Idéalement « Par exemple, on recourt déjà à des
démarches relevant de la justice réparatrice, comme les conférences de groupe
familial et les cercles de sentence. La justice réparatrice a été définie comme
le recours à un processus de réparation au cours duquel la victime et l’auteur
d’une infraction et, lorsque cela est indiqué, toute autre personne ou membre
de la société affectée par une infraction pénale, participent activement
ensemble à la résolution des problèmes découlant de cette infraction,
généralement avec l’aide d’un conseiller [formé à cet effet] (Conseil
économique et social des Nations Unies, 2002) ».
Il faut appliquer les mesures alternatives à
l’emprisonnement et désengorger nos prisons. Il faudra également respecter les
principes des règles Nelson Mandela plus précisément en ce qui concerne
l’hygiène personnelle (règle 18), les services de santé (règles 24 à 35) en
garantissant l’existence de services de santé dans les prisons, mais également
en leur garantissant l’accès aux méthodes contraceptives. Il est également
impérieux de définir une frontière entre les convictions personnelles et le
devoir professionnel des travailleurs de la santé.
Qu’en est-il du respect du Protocole de Maputo et des
Conventions régionales ?
Le protocole relatif aux droits des femmes en Afrique
appelé Protocole de Maputo a contribué à promouvoir une approche centrée sur
les droits dans les prestations des soins de santé génésique en reconnaissant
la nécessité de respecter les droits sexuels et reproductifs des femmes et des
jeunes filles.
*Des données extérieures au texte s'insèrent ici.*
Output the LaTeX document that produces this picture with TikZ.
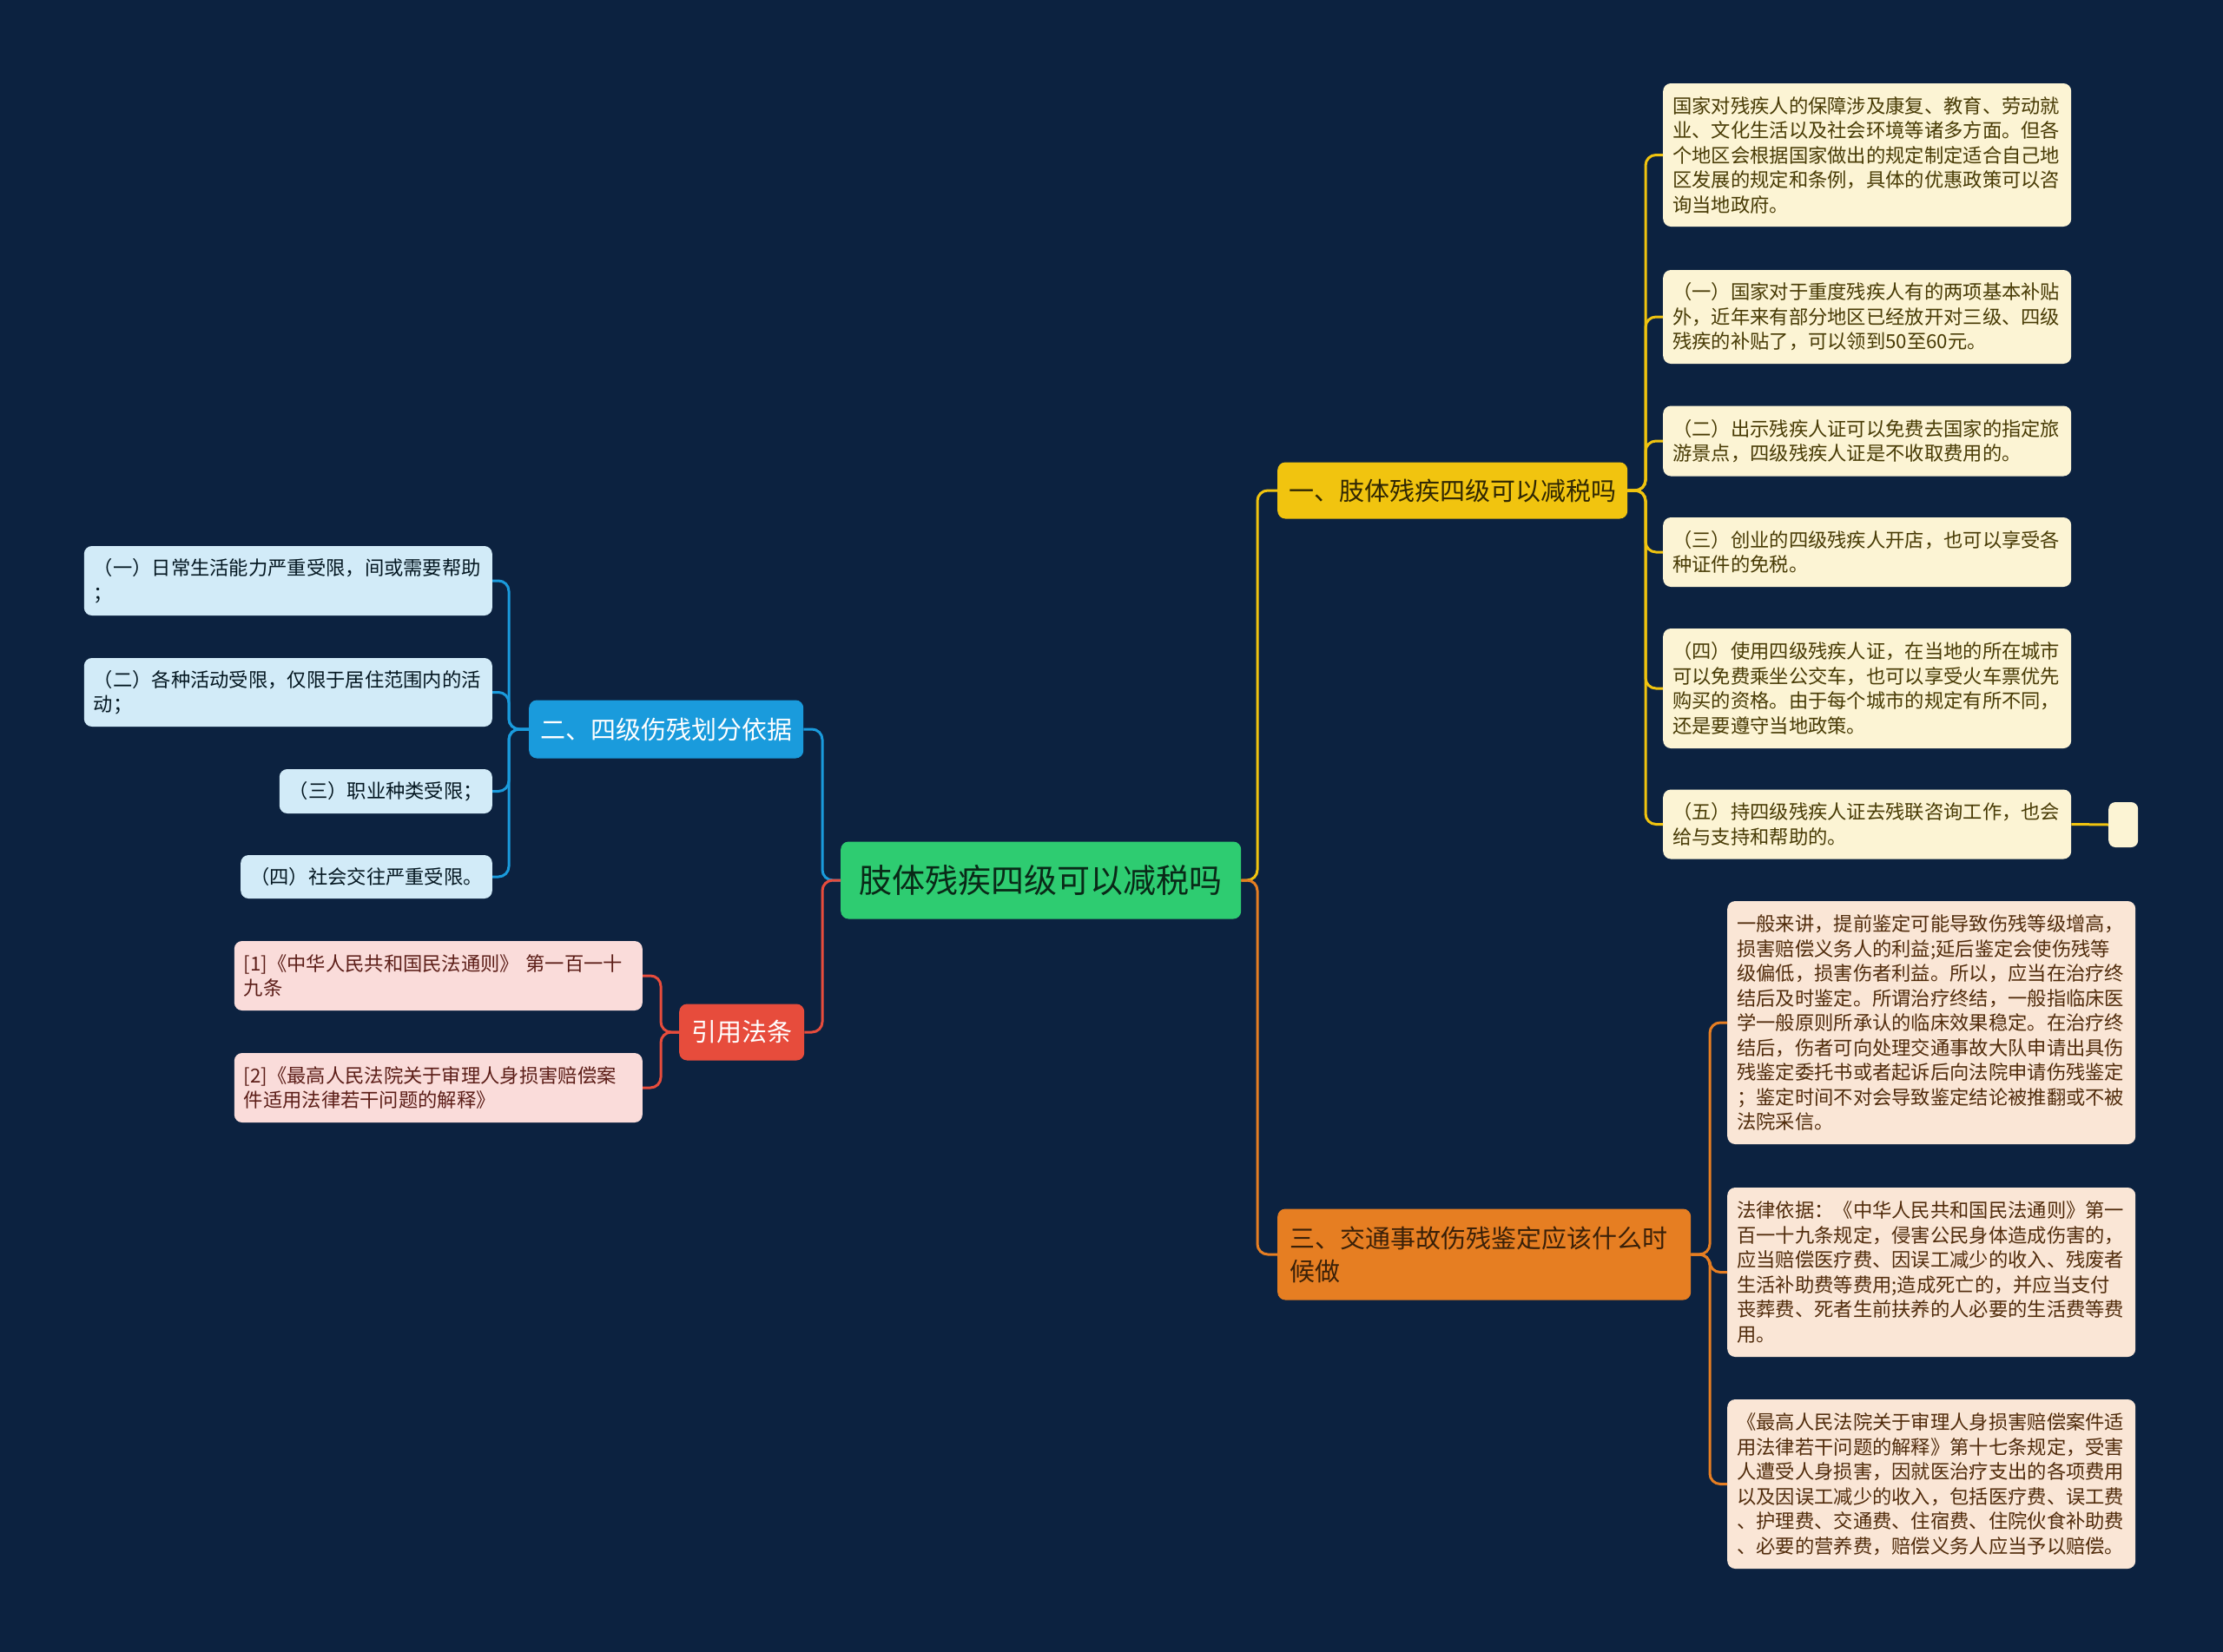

Il a également contribué à renforcer la formation et l’éducation
des professionnels de la santé dans le domaine de la gynécologie et de
l’obstétrique en mettant l’accent sur la nécessité de fournir des soins de
santé adaptés aux besoins des patientes. Il a encouragé la sensibilisation et
la promotion de la planification familiale en Afrique. De manière générale, le
Protocole de Maputo et les Conventions régionales ont eu un impact de qualité
sur notre approche du droit à la santé sexuelle et à la reproduction. Ils ont
aidé à mettre en place un arsenal juridique pour protéger et garantir les
droits des filles et femmes sur le territoire national.
Des lois et autres règlements ont été pris pour rendre
effectifs les droits des femmes. Les principes consacrés par le protocole de
Maputo sont repris par nos textes nationaux.
Le protocole de Maputo n’est pas assez connu par les
praticiens eux-mêmes. Ce qui justifie qu’il est peu évoqué dans les décisions
rendues. Il n’est pas assez respecté, mais je garde l’espoir qu’avec les
sensibilisations, il sera de plus en plus pris en compte.